(Dataset excerpt)
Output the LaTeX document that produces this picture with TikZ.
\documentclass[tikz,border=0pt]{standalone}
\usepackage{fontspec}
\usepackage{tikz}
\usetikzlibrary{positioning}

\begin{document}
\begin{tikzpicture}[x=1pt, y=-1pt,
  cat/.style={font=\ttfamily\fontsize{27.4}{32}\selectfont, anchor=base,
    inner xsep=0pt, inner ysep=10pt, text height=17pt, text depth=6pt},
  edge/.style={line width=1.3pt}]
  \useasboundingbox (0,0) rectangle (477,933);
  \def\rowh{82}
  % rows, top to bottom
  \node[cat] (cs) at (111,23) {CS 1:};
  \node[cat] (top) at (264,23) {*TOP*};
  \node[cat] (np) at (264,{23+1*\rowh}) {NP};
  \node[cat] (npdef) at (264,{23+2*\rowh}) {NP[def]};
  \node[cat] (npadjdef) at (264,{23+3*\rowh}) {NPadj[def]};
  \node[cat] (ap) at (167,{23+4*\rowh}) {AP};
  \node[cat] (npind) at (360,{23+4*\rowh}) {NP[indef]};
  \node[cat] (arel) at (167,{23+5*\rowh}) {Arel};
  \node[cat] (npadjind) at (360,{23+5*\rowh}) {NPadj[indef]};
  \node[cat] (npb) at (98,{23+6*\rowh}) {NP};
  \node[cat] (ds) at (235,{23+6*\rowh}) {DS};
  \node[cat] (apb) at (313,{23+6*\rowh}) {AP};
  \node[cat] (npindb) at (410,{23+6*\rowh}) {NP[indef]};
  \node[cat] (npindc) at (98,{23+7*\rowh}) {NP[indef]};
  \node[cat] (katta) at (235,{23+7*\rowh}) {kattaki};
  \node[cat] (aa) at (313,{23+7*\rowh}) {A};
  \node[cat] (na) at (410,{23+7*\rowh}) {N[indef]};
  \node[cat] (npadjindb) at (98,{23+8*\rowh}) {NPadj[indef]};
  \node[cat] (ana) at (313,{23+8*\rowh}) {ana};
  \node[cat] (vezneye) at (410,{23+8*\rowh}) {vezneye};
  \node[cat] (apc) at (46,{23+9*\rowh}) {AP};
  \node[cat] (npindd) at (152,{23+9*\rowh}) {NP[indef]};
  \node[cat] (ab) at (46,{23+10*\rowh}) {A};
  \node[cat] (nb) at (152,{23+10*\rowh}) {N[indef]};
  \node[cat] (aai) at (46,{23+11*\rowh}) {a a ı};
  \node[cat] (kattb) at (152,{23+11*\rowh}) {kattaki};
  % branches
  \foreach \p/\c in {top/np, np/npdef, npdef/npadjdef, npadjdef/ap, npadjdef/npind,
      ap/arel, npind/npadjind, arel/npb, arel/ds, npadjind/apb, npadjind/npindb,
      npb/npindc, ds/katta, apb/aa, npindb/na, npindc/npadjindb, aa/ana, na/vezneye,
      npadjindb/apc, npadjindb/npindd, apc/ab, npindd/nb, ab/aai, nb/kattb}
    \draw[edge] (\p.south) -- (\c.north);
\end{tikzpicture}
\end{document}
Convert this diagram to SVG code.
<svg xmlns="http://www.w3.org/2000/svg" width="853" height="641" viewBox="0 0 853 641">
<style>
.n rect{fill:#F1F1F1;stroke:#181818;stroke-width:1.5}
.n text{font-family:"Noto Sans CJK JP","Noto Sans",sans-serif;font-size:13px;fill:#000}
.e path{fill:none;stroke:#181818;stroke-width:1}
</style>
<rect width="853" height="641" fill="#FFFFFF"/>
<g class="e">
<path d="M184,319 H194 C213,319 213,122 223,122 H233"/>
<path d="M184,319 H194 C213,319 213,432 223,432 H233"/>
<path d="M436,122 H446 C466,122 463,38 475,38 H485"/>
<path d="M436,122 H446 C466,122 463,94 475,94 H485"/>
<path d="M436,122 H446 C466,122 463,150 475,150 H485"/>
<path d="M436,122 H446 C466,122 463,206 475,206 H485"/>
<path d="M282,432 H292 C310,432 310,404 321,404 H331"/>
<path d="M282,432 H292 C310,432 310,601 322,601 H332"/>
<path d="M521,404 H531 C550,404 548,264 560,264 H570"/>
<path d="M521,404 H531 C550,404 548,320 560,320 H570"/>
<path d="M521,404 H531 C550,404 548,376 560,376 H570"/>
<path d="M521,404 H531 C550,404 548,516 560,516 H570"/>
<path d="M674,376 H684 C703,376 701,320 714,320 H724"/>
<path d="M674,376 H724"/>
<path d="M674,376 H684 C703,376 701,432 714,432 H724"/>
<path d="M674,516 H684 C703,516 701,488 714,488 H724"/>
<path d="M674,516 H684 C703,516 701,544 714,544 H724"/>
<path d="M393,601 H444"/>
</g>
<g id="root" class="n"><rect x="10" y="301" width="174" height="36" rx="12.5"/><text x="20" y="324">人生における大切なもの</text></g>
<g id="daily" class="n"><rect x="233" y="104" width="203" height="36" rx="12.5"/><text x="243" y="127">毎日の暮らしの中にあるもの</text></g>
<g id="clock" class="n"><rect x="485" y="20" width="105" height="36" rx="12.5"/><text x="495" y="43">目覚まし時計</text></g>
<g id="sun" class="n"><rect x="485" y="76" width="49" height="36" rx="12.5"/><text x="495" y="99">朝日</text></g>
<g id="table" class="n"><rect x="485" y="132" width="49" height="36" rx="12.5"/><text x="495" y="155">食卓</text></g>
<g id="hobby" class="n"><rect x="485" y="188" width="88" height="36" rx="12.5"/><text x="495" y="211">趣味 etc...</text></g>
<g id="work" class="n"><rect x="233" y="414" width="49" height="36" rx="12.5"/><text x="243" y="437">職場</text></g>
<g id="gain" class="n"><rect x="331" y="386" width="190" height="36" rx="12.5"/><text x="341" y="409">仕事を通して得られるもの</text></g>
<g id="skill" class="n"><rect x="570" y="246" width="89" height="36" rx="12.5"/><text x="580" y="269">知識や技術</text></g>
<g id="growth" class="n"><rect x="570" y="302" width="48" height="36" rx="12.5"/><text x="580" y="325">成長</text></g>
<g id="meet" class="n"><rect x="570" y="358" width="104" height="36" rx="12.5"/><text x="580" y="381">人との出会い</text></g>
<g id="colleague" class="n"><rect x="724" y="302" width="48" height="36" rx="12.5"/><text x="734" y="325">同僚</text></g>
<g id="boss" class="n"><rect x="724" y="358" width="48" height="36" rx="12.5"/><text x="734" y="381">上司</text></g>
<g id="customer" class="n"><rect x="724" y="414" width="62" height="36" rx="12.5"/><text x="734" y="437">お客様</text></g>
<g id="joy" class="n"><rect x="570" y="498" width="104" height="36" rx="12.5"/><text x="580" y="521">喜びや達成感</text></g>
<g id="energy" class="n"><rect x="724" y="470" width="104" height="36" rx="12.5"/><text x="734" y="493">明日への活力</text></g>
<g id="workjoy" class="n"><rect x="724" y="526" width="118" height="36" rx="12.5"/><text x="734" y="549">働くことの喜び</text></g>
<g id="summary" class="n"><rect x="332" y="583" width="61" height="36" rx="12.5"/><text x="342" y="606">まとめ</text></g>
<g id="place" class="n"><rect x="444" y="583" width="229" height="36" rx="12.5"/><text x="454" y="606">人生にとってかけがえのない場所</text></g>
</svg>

---

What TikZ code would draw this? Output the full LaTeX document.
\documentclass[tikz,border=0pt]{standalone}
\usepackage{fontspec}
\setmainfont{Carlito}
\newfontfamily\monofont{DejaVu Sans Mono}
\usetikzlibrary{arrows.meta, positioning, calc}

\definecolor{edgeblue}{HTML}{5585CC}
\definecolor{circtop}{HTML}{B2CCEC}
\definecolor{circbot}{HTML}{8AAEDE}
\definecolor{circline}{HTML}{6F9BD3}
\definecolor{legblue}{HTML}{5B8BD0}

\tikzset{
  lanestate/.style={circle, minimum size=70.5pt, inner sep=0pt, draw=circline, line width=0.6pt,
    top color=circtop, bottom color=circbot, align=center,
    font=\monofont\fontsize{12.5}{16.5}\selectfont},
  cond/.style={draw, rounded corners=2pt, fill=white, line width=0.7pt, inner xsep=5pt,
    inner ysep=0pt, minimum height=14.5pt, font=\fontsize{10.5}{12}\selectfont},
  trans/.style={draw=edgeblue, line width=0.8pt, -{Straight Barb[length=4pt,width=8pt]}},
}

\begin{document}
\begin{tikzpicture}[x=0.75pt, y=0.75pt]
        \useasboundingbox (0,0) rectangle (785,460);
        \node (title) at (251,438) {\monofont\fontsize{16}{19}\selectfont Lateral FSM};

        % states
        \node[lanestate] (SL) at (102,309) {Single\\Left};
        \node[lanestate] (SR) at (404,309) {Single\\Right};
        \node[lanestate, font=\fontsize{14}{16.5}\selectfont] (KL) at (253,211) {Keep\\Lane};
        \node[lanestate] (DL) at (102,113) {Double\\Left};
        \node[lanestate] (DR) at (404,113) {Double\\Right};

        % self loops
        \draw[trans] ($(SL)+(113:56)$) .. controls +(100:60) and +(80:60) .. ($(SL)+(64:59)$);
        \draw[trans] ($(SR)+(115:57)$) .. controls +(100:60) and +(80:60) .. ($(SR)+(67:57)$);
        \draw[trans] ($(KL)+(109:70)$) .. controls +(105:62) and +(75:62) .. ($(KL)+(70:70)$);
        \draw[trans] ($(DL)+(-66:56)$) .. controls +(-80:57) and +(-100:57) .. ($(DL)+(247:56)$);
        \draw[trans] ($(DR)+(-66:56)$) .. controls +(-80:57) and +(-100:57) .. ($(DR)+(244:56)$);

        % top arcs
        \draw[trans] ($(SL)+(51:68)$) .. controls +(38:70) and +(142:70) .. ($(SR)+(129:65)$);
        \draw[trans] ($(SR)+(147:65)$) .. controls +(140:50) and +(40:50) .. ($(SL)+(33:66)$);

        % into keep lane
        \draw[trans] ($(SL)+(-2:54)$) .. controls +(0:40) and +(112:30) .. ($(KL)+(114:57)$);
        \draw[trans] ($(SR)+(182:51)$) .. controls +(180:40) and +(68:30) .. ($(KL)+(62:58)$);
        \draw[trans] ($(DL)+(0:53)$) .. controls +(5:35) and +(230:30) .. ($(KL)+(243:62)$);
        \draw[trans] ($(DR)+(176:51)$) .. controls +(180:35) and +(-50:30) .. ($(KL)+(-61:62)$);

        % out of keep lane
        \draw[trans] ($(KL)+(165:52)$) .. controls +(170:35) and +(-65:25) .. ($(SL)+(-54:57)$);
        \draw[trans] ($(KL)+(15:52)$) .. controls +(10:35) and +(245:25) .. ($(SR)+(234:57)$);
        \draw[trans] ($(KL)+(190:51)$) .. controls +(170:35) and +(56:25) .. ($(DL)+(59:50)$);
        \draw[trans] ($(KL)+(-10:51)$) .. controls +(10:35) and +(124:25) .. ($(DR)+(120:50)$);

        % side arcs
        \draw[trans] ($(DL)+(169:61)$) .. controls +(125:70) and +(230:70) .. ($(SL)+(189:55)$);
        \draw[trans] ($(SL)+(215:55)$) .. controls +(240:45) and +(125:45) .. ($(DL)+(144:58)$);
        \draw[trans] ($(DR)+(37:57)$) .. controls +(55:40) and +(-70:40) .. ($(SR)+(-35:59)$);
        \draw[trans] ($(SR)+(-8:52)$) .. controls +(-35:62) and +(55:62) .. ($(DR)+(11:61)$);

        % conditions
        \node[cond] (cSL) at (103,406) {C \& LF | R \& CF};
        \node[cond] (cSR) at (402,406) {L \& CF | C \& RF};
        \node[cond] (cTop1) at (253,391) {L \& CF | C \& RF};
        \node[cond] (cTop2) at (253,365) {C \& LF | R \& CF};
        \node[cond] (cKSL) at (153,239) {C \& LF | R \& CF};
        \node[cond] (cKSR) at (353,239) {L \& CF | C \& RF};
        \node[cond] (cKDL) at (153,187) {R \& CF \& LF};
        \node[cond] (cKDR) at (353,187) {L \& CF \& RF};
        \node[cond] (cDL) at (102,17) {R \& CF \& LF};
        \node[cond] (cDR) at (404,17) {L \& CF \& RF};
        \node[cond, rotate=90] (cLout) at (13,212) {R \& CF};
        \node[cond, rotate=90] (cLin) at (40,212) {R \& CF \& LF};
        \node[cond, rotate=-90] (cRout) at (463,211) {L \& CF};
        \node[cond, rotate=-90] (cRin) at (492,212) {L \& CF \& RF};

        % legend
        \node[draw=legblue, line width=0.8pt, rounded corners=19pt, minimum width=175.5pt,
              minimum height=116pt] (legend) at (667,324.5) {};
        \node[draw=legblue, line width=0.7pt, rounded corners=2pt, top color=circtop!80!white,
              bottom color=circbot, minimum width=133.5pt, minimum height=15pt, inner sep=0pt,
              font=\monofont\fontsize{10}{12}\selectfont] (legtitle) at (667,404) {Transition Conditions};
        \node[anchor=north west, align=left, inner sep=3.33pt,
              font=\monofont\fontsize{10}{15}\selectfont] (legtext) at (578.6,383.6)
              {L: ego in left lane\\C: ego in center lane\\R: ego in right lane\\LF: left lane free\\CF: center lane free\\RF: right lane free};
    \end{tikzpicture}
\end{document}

◆ **The task**: Work out how many lines of the material above contain the word "this", then give only that figure.

◆ **Expected output**: 3